One of the surprising elements that revealed itself over many, many listens of I Think I’m Good is that, while the album’s arranging does its best to blur the edges between hip-hop and jazz, and a little of everything in between the two, something that I had not noticed at first was the, perhaps unintentional, homages to the turntabilism and production found on DJ Shadow’s iconic Endtroducing…—specifically found in the skittering, swirling double shot of “Find Me,” which is probably the album’s most chaotic, dissonant piece, and “I Know You See Me,” which musically is one of the most soothing, and groove oriented, though the rapped verse includes some lyrics (“Their hearing got AIDS”) that register as mildly problematic.
Structurally speaking, I Think I’m Good isn’t exactly ‘front loaded’ with its most accessible or energetic material—an album like this isn’t about ‘energy,’ per se, but the first half of the record is noticeably more cohesive in its tone when compared to the second half, which isn’t exactly unfocused in comparison, but there is palpable shift once you reach the halfway mark.

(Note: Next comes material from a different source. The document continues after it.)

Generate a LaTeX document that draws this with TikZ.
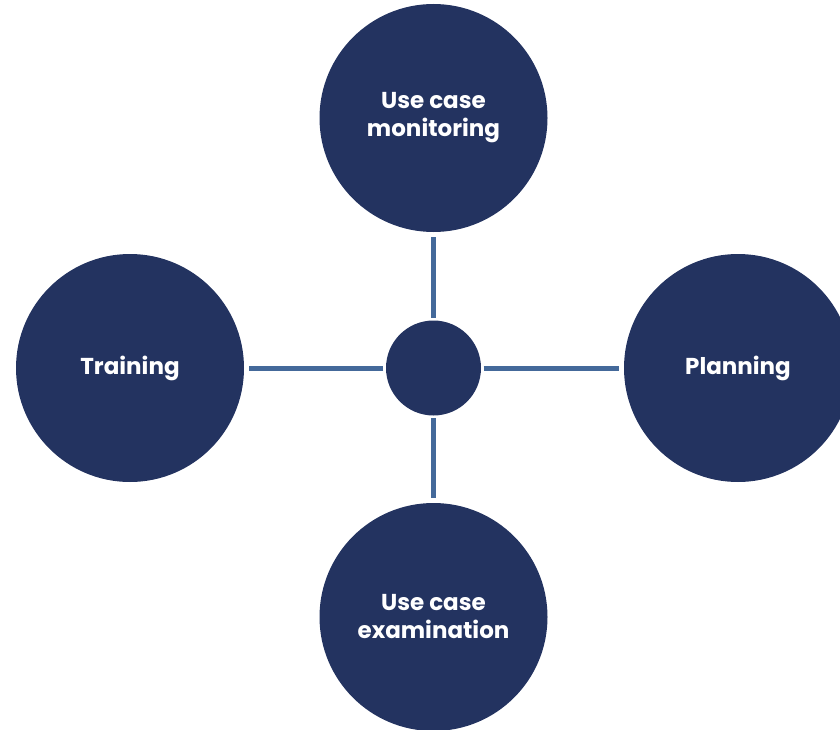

The rollicking, percussive and piano heavy “Darkness in Mind” is one of the second half’s standout moments—mostly thanks to the way the pianist Sullivan Fortner deconstructs something borderline classical, or at least very formal, sounding, as well as the album’s swooning, somewhat tense closing track, “Was She Happy,” a piece dedicated to the late jazz pianist, Geri Allen. Built around a slow and steady rhythm that occasionally drops out, only to return an and serve as punctuation within the song, “Was She Happy” is primary focused on the dizzying vibrato of the Rhodes piano from Vijay Iyer. It’s a haunting, shimmering, reflective track that, in the end, doesn’t really answer the titular question it asks—which is fitting, I suppose, given that an album of this level of difficulty never really answers the questions it asks, and as it concludes, provides little resolve to its larger thematic elements.
There is a lot that lingers once I Think I’m Good has come to an end—musically, even though it can be a challenging, unruly listen at times, there are elements to it that are infectious, and can stick in your head the way the hook of a pop song might; but there’s also a strange kind of teetering between feeling uneasy, and feeling calm. The calm comes from some of the slinky, smooth grooves Overall has written, but that uneasy feeling comes from what remains—those larger thematic elements and questions—that remain unanswered, after the music has stopped.
The truth is that there are no easy answers when it comes to mental health and social justice, and I Think I’m Good, at its core, is not an easy album—it’s rewarding, yes, as well as wildly fascinating and thought provoking. But it arrives at an uneasy time, and even when it seems like there is going to be a little bit of light let in through the darkness, Kassa Overall works effortlessly to cast a long, musical shadow that is both unrelenting and compelling.
I Think I'm Good is out now as a download, compact disc, and vinyl LP, via Brownswood.
I Think I'm Good is out now as a download, compact disc, and vinyl LP, via Brownswood.